The FCC said it wants more input on the issues surrounding freeing up C-Band (3.7/4.2 GHz) midband satellite spectrum for 5G terrestrial wireless, including what authority it has to compensate broadcast and cable incumbent satellite spectrum users for relocating their receive-only earth stations. It has extended the comment period six weeks to accommodate that, so won't be making a decision on the C-Band spectrum for at least a couple more months.
Broadcast and cable operators receive network programming via that C-band spectrum and could face dislocation and potential interference from new terrestrial users and a repack process.
The Wireless and International Bureaus say that the comments they have already received on both market-based and auction-based methods of repurposing some or all of the spectrum to help close the digital divide and win in the race to 5G "raise additional issues" about the FCC's authority to do some of the things that have been suggested.
The FCC says its goal is to balance the need for speed (and efficiency) in freeing up the spectrum with the need to accommodate incumbent operations. Those include providing cable and broadcast networks to stations and operators.

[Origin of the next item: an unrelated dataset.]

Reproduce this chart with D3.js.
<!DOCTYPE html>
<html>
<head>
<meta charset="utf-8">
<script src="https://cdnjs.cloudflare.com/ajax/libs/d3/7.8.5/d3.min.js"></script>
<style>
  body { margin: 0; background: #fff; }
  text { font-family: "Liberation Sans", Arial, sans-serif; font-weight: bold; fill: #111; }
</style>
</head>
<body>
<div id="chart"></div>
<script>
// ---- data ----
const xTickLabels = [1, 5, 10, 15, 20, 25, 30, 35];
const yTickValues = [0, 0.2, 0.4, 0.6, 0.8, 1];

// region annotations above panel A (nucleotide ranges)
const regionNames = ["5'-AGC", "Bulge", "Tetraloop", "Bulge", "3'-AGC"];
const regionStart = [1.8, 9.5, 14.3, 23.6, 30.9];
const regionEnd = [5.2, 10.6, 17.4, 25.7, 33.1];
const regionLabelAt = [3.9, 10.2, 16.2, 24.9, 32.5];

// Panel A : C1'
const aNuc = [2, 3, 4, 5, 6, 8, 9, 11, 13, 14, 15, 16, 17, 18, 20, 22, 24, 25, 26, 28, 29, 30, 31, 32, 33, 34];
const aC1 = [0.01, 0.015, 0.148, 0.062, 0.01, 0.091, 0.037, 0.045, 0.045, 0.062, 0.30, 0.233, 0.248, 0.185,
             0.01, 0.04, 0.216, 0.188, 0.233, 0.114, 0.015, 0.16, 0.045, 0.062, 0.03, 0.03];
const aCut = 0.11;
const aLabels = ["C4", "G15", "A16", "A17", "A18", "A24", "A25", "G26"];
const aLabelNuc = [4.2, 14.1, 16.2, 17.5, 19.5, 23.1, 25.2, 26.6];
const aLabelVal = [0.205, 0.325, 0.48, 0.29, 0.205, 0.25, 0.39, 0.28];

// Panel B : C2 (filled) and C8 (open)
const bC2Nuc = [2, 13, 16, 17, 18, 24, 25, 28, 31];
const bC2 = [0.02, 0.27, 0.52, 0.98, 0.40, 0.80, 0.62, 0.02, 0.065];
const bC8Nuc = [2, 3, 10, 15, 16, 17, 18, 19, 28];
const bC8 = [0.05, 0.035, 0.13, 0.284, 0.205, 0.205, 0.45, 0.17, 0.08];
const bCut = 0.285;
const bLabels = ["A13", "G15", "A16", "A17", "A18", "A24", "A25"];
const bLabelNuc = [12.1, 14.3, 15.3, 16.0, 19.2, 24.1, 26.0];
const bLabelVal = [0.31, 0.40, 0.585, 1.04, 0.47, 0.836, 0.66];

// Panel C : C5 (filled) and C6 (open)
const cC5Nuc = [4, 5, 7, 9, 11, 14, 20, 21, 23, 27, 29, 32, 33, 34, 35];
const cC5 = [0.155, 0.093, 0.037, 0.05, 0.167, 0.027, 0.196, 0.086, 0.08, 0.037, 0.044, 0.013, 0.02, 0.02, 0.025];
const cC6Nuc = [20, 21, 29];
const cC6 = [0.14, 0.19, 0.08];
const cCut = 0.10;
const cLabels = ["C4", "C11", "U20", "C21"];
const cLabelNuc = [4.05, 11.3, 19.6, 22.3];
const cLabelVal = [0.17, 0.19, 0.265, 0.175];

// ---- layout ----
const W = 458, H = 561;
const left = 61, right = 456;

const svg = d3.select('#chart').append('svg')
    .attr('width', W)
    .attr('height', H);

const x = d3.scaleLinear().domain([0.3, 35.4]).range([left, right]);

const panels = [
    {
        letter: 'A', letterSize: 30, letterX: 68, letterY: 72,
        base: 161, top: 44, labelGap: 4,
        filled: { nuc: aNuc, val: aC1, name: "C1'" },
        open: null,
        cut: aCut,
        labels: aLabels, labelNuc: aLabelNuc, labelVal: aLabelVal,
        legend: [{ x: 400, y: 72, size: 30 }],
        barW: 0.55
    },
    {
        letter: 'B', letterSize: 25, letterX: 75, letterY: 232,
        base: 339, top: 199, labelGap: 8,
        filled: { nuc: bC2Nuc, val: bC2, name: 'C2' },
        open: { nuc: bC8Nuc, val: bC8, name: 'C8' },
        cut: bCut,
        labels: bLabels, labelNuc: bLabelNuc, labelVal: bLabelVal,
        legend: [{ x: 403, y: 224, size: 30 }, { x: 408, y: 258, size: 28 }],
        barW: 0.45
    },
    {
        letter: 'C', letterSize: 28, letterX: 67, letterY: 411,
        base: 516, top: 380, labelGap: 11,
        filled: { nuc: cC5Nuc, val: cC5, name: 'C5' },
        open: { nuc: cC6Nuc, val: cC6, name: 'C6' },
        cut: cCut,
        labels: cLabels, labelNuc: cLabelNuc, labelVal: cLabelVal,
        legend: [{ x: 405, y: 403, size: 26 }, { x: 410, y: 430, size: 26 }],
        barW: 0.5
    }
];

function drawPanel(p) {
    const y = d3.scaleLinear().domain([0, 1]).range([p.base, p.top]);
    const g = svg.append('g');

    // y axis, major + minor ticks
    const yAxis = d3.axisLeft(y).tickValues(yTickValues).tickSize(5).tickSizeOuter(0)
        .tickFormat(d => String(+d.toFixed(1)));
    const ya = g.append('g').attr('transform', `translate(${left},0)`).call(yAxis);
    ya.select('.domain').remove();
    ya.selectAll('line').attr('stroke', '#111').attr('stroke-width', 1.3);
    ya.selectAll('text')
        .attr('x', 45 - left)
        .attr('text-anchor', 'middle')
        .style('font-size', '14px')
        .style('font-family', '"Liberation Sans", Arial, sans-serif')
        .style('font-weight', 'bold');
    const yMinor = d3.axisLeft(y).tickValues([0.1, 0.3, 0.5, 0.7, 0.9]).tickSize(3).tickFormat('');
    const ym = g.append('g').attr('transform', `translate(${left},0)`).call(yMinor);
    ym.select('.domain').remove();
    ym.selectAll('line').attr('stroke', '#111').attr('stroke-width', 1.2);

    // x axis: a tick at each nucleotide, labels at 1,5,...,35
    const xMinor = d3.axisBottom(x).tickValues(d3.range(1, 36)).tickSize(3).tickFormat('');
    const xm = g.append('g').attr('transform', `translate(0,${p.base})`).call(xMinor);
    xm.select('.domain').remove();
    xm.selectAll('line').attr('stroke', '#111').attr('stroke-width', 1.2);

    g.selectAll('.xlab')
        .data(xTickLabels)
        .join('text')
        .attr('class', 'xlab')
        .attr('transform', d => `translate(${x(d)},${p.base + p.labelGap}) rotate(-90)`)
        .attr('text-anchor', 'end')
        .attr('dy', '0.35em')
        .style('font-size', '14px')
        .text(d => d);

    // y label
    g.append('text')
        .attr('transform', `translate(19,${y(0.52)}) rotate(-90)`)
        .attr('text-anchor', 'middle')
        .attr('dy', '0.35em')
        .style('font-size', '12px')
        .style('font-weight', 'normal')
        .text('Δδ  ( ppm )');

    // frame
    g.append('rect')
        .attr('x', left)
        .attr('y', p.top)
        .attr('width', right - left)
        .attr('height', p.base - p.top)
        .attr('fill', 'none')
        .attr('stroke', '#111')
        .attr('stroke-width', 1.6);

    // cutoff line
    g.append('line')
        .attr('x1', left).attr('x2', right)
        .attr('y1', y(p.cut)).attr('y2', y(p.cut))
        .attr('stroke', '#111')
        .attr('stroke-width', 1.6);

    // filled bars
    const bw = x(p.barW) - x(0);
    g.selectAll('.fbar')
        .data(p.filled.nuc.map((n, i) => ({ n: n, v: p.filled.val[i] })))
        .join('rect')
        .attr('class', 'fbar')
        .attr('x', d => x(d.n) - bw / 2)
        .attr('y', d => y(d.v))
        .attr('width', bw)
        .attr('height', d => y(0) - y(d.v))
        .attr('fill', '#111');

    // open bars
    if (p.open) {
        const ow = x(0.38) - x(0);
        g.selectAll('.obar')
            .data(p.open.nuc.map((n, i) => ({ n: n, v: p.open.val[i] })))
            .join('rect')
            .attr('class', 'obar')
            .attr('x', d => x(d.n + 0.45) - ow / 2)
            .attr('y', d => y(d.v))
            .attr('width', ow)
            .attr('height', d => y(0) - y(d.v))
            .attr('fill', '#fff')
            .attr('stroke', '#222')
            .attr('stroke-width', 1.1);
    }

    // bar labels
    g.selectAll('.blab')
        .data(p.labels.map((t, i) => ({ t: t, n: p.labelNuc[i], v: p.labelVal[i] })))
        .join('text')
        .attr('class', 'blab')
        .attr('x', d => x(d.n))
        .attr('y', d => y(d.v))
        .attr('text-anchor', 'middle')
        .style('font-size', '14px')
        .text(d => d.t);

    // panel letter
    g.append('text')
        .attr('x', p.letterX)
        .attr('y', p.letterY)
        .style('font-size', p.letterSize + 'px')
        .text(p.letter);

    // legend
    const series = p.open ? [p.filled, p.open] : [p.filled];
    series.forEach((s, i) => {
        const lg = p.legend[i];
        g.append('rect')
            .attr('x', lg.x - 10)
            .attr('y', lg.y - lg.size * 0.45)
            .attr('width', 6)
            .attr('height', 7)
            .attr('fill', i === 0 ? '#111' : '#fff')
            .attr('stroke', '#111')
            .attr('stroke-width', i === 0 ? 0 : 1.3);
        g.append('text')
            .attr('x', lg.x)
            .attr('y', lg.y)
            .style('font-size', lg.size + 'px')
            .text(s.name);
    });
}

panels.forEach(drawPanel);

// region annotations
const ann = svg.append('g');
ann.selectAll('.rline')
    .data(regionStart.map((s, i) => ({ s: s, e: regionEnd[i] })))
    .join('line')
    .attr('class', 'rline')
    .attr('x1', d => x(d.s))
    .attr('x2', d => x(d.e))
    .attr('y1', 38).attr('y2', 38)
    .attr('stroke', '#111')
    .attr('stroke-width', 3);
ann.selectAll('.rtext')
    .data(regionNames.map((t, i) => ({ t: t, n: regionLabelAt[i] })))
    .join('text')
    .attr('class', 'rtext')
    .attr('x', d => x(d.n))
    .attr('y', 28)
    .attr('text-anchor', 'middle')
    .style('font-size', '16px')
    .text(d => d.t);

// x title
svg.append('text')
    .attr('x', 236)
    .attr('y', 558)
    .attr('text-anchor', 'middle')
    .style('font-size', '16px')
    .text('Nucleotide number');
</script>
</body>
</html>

The FCC said it wants to hear specifically about the following, but says it is open to "any other issues" as well:
1. "What are the enforceable interference protection rights, if any, granted to space station operators against co-primary terrestrial operations? Do those rights depend on the extent incumbent earth stations receive their transmissions within the United States? And what limits, if any, does section 316 of the Act place on the proposals raised by the Commission in the Notice or by the commenters in this docket?" The FCC is particularly interested in the extent to which satellite space station operators have enforceable rights against harmful interference from terrestrial stations under "space station licenses and market access grants." The C-Band Alliance says space station operators with no U.S. customers or revenues should not be compensated in the transition.
2. "What are the enforceable interference protection rights granted to licensed or registered receive-only earth station operators against co-primary terrestrial operations?" Cable operators and broadcasters are among those earth station operators and some have raised the issue of getting compensated along with the satellite operators in any spectrum reclamation. The FCC wants to know if those receive-only operators have rights they would be relinquishing and could be compensated for in an incentive auction or, if the FCC decides not to auction the spectrum, if the FCC has the authority to authorize or require payments to receive-only earth stations to induce them to modify or relocate their facilities.
Initial comments are due 30 days after publication of the notice (released May 6) in the Federal Register. Reply comments are due 45 days after publication.
The FCC voted unanimously in July 2018 to find ways to open up the C-band spectrum (3.7-4.2 Ghz) -- either all of the proposed 500 Mhz or some portion of it -- for terrestrial wireless use.
Those ways could include an incentive or capacity auction, a market mechanism where incumbents voluntarily strike deals to reduce their footprint, or some other means.